In my view, there are two issues that need consideration when deciding on sample size: first, the length of the confidence interval, and second, the probability of observing an interval within the zone of weak correlation. (Per the article on equivalence testing linked above, I'll leave the issue of statistical significance aside.)
Confidence interval length
In Fisher-transformed parameter space, the confidence interval is $\tilde{r} \pm \frac{z_{\alpha/2}}{\sqrt{n-3}}$ where $z_p = \Phi^{-1}(p)$, $\Phi^{-1}(\cdot)$ is the quantile function of the standard normal distribution, and $n$ is sample size.

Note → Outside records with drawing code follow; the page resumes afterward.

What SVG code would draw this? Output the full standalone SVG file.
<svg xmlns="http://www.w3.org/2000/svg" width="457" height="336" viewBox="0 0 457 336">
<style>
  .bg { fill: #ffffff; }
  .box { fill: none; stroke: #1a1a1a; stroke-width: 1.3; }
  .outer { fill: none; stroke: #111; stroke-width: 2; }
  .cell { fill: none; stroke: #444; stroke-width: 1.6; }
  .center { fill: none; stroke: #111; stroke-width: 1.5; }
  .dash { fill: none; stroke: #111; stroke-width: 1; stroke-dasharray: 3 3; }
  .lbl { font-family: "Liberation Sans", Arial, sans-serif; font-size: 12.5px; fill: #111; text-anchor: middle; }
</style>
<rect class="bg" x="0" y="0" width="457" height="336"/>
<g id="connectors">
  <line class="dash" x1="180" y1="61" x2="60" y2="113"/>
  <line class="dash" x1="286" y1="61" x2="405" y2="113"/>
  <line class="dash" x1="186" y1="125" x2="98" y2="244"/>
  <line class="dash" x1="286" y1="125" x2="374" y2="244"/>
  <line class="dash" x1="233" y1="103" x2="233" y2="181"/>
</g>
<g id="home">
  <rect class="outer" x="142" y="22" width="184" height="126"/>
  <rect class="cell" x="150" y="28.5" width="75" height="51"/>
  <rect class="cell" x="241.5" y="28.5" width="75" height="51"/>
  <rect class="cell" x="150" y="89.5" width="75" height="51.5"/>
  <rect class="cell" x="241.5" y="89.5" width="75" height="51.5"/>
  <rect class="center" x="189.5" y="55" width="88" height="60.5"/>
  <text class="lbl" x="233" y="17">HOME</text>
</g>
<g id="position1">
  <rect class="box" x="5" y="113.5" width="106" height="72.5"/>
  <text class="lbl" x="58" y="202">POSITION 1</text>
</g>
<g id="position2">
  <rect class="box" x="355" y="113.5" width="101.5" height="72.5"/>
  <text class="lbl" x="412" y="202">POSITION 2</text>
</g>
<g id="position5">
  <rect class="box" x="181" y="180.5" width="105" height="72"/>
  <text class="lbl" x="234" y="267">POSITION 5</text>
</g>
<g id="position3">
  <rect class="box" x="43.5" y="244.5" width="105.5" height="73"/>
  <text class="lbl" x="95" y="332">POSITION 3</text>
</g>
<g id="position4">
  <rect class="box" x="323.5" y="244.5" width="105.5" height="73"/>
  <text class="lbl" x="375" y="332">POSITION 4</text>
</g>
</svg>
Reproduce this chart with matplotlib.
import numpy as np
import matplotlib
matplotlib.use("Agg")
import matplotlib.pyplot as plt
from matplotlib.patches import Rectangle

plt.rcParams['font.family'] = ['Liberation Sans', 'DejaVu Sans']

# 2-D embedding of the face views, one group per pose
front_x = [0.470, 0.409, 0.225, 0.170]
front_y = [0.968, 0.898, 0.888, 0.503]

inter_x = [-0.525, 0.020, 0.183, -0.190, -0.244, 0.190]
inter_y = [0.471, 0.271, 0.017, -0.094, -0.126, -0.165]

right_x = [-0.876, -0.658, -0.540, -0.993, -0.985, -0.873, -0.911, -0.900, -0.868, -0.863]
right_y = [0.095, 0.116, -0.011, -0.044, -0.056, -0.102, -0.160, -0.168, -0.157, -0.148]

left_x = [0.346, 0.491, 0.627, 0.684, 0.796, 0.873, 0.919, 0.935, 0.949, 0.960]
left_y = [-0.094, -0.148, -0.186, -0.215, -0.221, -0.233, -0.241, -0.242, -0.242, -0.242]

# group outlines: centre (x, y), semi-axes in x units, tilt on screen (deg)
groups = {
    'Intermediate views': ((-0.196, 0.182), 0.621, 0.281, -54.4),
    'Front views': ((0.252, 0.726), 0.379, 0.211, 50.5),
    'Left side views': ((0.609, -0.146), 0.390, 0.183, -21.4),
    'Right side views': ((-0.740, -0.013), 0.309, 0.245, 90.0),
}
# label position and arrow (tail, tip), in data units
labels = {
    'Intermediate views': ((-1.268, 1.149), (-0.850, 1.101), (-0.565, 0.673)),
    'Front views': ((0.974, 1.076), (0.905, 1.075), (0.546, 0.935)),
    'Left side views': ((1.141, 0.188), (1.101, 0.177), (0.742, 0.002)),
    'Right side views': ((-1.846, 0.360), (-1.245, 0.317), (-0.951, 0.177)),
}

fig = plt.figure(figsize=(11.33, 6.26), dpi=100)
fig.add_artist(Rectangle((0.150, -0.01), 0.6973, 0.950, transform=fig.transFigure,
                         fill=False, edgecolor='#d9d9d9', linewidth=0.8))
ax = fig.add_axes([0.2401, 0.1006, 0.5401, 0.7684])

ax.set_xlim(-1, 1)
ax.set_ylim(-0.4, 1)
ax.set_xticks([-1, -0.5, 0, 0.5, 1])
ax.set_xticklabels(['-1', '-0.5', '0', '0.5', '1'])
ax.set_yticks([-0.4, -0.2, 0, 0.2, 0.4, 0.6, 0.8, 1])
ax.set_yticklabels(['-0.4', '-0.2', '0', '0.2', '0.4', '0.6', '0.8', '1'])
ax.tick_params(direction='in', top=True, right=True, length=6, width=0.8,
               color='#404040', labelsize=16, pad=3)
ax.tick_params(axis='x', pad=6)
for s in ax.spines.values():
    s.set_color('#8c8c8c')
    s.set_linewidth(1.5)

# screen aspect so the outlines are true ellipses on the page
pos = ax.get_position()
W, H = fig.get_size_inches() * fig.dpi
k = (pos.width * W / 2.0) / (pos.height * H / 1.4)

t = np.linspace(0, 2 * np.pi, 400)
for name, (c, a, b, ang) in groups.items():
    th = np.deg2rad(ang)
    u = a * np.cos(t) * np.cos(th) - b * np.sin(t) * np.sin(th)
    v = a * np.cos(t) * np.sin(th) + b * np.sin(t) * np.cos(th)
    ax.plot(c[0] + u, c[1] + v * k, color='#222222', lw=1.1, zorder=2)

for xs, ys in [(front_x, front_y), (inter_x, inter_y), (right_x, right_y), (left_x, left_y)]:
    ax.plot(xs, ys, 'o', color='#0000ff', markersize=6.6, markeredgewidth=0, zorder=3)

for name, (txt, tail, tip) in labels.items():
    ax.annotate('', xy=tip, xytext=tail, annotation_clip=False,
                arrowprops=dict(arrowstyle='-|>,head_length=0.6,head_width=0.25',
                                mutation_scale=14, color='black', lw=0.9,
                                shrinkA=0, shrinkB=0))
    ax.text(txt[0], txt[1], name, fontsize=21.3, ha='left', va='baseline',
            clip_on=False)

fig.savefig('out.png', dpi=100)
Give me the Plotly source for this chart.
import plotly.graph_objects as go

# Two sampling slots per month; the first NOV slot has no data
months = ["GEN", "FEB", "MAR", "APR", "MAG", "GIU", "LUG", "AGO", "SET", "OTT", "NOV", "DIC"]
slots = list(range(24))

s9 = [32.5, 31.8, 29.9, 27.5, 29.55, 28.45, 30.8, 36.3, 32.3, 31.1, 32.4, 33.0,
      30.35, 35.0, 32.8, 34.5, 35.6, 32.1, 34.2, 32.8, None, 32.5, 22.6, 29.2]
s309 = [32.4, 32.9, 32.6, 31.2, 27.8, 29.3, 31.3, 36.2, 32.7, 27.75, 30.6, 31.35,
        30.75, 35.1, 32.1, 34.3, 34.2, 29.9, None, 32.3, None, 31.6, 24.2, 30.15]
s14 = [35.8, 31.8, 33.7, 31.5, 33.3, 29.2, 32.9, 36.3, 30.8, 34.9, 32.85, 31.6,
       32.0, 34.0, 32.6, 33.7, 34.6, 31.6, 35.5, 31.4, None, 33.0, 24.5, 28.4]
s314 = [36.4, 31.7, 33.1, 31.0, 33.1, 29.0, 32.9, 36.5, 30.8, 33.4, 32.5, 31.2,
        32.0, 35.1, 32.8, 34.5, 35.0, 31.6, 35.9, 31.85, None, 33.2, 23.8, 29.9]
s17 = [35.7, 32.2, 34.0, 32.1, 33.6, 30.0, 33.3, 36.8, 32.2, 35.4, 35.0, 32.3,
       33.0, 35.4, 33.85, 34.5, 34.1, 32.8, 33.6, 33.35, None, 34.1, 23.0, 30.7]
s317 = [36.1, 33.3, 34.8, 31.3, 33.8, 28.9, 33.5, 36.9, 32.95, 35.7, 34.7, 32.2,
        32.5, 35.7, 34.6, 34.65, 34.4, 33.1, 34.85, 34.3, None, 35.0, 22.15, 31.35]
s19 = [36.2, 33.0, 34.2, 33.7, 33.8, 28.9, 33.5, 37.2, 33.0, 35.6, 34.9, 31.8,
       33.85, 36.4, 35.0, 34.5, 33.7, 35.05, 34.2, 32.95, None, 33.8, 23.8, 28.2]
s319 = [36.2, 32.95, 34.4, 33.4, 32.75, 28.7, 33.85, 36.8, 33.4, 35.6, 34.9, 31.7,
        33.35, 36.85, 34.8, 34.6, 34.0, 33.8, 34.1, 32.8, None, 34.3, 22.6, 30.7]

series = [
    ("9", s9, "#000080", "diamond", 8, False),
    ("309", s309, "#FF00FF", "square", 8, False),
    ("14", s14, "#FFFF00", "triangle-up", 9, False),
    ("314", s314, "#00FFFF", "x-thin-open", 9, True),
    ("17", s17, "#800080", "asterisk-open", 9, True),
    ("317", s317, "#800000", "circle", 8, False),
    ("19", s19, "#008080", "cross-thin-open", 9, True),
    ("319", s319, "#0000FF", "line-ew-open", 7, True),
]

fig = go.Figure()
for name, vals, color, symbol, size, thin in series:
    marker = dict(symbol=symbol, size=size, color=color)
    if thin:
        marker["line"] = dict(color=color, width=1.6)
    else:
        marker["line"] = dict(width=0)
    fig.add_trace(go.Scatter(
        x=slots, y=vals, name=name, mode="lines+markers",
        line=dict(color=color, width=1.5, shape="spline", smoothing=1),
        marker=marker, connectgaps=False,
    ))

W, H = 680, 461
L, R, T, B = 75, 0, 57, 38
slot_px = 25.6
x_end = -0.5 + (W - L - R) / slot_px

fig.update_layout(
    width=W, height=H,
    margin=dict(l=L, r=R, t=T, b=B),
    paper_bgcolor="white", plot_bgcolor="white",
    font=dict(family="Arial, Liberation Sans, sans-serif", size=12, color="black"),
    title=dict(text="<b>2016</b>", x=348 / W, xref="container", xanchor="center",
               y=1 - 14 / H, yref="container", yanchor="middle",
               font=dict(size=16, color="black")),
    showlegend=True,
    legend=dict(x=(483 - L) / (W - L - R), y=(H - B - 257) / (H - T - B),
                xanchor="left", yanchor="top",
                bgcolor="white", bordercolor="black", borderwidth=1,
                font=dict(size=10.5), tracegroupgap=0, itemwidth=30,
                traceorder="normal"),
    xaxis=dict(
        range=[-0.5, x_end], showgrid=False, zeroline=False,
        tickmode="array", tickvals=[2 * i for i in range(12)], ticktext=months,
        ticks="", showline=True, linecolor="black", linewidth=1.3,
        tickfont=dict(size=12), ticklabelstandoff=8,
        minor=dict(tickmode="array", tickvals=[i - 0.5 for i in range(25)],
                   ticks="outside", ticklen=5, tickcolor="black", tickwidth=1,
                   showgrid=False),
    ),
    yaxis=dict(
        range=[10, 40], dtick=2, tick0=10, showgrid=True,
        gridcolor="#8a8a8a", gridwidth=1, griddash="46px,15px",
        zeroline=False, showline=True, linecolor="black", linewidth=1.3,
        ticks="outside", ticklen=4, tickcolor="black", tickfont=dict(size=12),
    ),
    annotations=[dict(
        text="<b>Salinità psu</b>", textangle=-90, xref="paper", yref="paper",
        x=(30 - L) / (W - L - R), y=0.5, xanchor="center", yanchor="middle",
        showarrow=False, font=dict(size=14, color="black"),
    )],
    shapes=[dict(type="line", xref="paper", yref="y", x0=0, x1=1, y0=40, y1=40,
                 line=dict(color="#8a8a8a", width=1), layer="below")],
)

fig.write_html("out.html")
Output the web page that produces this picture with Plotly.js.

Hence the length of the confidence interval is $\frac{2z_{1-(\alpha/2)}}{\sqrt{n-3}}.$ The inverse of the Fisher transformation shrinks intervals, so this is an upper bound on the length of the interval in the space you actually care about. But the Fisher transformation is essentially equal to identity in the range $\pm 0.5$, which is where you expect your correlations to be, so it should be a tight upper bound. The following R code shows how to plot the interval length (in Fisher-transformed parameter space) as a function of confidence level and sample size:
interval_length <- function(conf_level, n, alpha = 1 - conf_level)
  (2*qnorm(1-(alpha/2)))/sqrt(n-3)
curve(interval_length(0.95, x), from = 4, to = 150, ylim = c(0,2))

Probability of confidence interval inclusion in the zone of weak correlation
The confidence interval will lie within the endpoints of the zone of weak correlation if $\tilde{r}$ is in the interval $\pm(\tilde{\rho}_{w}+\frac{z_{\alpha/2}}{\sqrt{n-3}})$, provided $\tilde{\rho}_w + \frac{z_{\alpha/2}}{\sqrt{n-3}} > 0$. If that inequality is not satisfied, the confidence interval is wider than the zone of weak correlation. Assuming that it's possible for the confidence interval to fit into the zone of weak correlation, the probability that it does so is,
$\Pr\left(-\tilde{\rho}_{w}-\frac{z_{\alpha/2}}{\sqrt{n-3}}<\tilde{r}\le\tilde{\rho}_{w}+\frac{z_{\alpha/2}}{\sqrt{n-3}}\right)=\Pr\left(\left(-\tilde{\rho}_{w}-\tilde{\rho}\right)\sqrt{n-3}-z_{\alpha/2}<\left(\tilde{r}-\tilde{\rho}\right)\sqrt{n-3}\le\left(\tilde{\rho}_{w}-\tilde{\rho}\right)\sqrt{n-3}+z_{\alpha/2}\right),$
$\Pr\left(-\tilde{\rho}_{w}-\frac{z_{\alpha/2}}{\sqrt{n-3}}<\tilde{r}\le\tilde{\rho}_{w}+\frac{z_{\alpha/2}}{\sqrt{n-3}}\right)=\Phi\left(\left(\tilde{\rho}_{w}-\tilde{\rho}\right)\sqrt{n-3}+z_{\alpha/2}\right)-\Phi\left(\left(-\tilde{\rho}_{w}-\tilde{\rho}\right)\sqrt{n-3}-z_{\alpha/2}\right),$
in which $\Phi(\cdot)$ is the cdf of the standard normal distribution. R code:
prob_inclusion <- function(conf_level, n, rho, rho_w,  alpha = 1 - conf_level) 
  max(0, diff(pnorm(c(-1,1)*(atanh(rho_w) + qnorm(alpha/2)/sqrt(n-3)), mean = atanh(rho), sd = 1/sqrt(n-3))))
prob_inclusion_vectorized <- Vectorize(prob_inclusion, "n")
curve(prob_inclusion_vectorized(.95,x,0.1,0.3), from = 4, to = 150)

Concluding remarks
As you will see from the plots, large sample sizes are indeed required. Convincingly demonstrating weak correlation is inherently a difficult problem in the sense that estimates of weak correlations are the ones that are most subject to random variation. Consequently, confidence intervals for the correlation parameters are widest when the true correlations are weak.